Espoo, Finland-based Nokia is scheduled to report third-quarter results early on Thursday.
A consensus of 40 analysts for Nokia compiled by FactSet calls for earning per share of €0.04 on net profit of €244 million ($266 million) and sales of €5.82 billion. That compares with EPS of €0.08 on net profit of €189 million and sales of €3.04 billion in the same period a year earlier. The sales jump reflects the acquisition of Alcatel-Lucent earlier this year.
Nokia stepped up its transformation from a devices maker into a network and wireless equipment company with the purchase of the French telecom equipment company in January. That made it a more powerful competitor to Sweden's Ericsson as well as to Cisco Systems (CSCO) - Get Report and Juniper Networks. (JNPR) - Get Report
Nokia is now comprised of the networks business, which supplies mobile and broadband network providers, and a much smaller technologies business, which focuses on technology development and licensing.
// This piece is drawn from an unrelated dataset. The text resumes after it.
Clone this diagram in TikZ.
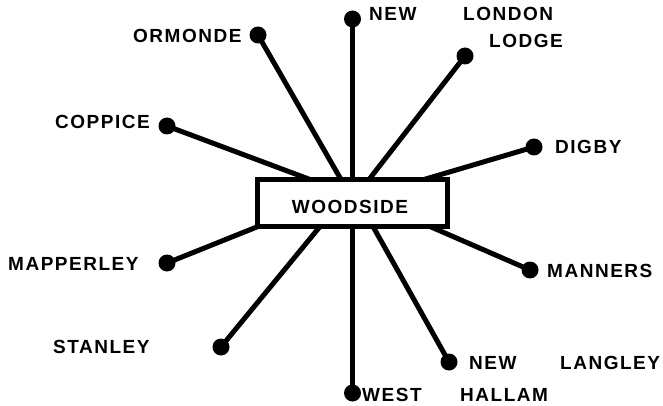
\documentclass[tikz,border=0pt]{standalone}
\usepackage{fontspec}
\setmainfont{Liberation Sans}[LetterSpace=8]
\begin{document}
\begin{tikzpicture}[x=1pt,y=-1pt,
  dot/.style={circle,fill=black,inner sep=0pt,minimum size=17pt},
  lbl/.style={anchor=west,inner sep=0pt,font=\fontsize{19}{19}\selectfont\bfseries},
  link/.style={line width=5pt},
  hub/.style={draw,line width=5pt,fill=white,minimum width=190pt,minimum height=47pt,inner sep=0pt,font=\fontsize{19}{19}\selectfont\bfseries}]
\useasboundingbox[fill=white] (0,0) rectangle (663,406);
% dots
\node[dot] (dNewLondon) at (352.5,19) {};
\node[dot] (dOrmonde) at (258,35) {};
\node[dot] (dLodge) at (465,56) {};
\node[dot] (dCoppice) at (167,126) {};
\node[dot] (dDigby) at (534,147) {};
\node[dot] (dMapperley) at (167,263) {};
\node[dot] (dManners) at (530,270) {};
\node[dot] (dStanley) at (221,347) {};
\node[dot] (dNewHallam) at (449,362) {};
\node[dot] (dWest) at (352.5,393) {};
% ends on the box outline
\coordinate (eCoppice) at (310,179.5);
\coordinate (eOrmonde) at (341,179.5);
\coordinate (eNewLondon) at (352.5,179.5);
\coordinate (eLodge) at (369,179.5);
\coordinate (eDigby) at (424,179.5);
\coordinate (eMapperley) at (258,226.5);
\coordinate (eStanley) at (320,226.5);
\coordinate (eWest) at (352.5,226.5);
\coordinate (eNewHallam) at (373,226.5);
\coordinate (eManners) at (430,226.5);
% connectors
\draw[link] (dCoppice.center) -- (eCoppice);
\draw[link] (dOrmonde.center) -- (eOrmonde);
\draw[link] (dNewLondon.center) -- (eNewLondon);
\draw[link] (dLodge.center) -- (eLodge);
\draw[link] (dDigby.center) -- (eDigby);
\draw[link] (dMapperley.center) -- (eMapperley);
\draw[link] (dStanley.center) -- (eStanley);
\draw[link] (dWest.center) -- (eWest);
\draw[link] (dNewHallam.center) -- (eNewHallam);
\draw[link] (dManners.center) -- (eManners);
% hub box
\node[hub] (box) at (352.5,203) {};
\node[lbl,anchor=center] (woodside) at (350,207) {WOODSIDE};
% labels
\node[lbl] (lOrmonde) at (133,36) {ORMONDE};
\node[lbl] (lCoppice) at (55,122) {COPPICE};
\node[lbl] (lNew1) at (369,14) {NEW};
\node[lbl] (lLondon) at (463,14) {LONDON};
\node[lbl] (lLodge) at (489,41) {LODGE};
\node[lbl] (lDigby) at (555,147) {DIGBY};
\node[lbl] (lManners) at (547,271) {MANNERS};
\node[lbl] (lMapperley) at (8,264) {MAPPERLEY};
\node[lbl] (lStanley) at (53,347) {STANLEY};
\node[lbl] (lNew2) at (469,363) {NEW};
\node[lbl] (lLangley) at (560,363) {LANGLEY};
\node[lbl] (lWest) at (362,395) {WEST};
\node[lbl] (lHallam) at (460,395) {HALLAM};
\end{tikzpicture}
\end{document}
The networks business accounted for 92% of second-quarter revenue.
In May, Nokia acquired Withings, a French consumer electronics company focusing on health and activity trackers. In July, Nokia expanded its patent cross -icensing agreement with Samsung Electronics (SSNLF) . These activities are included in the company's technology business.
The market consensus points to third-quarter revenue from the networks business of €5.39 billion, up from €5.18 billion in the first quarter when the company acquired Alcatel-Lucent, and from €5.22 billion in the second quarter.
In the first two quarters, the networks business suffered revenue decreases of 8% and 11% on a "like-for-like" basis. The company attributed the weak performances to its mobile and ultra broadband networks businesses, in echoes of Ericsson's travails.
Telecom equipment makers are suffering as their customers invest less in 4G services, and even less in 3G, as they wait for the introduction of 5G networks.
On Oct. 21, Ericsson said net sales for the third quarter dropped 14% year-on-year, with the networks business suffering a drop of 19%. (On Wednesday Ericsson said Börje Ekholm, the head of the Patricia Industries portfolio company of Investor, would become its new president and CEO as from January, replacing interim boss Jan Frykhammar).
But while Ericsson's earnings decline raises concerns about the wider telecom equipment market, Credit Suisse analysts suggested earlier this month that the "bulk of this miss could be Ericsson-specific."
Credit Suisse said that while both Ericsson and Nokia are exposed to Russia, Brazil and the Middle East -- the regions for which Ericsson blamed for its disappointing earnings -- the degree of Ericsson's exposure to those regions is not enough to explain its weak performance. The analysts added that the regions account for an even lesser portion of Nokia's sales.
The Credit Suisse analysts added that Ericsson has more company-specific elements such as unstable operational control as well as "negligible exposure to fixed/optics networks." Ericsson is also suffering steep declines in North American sales.
Shares in Helsinki and Nasdaq-listed Nokia have dropped by around 25% in the last twelve months. The shares tumbled on Oct. 12 when Ericsson issued a profit warning for the third quarter. By mid-afternoon in Helsinki on Wednesday the stock was up 2% at €4.62.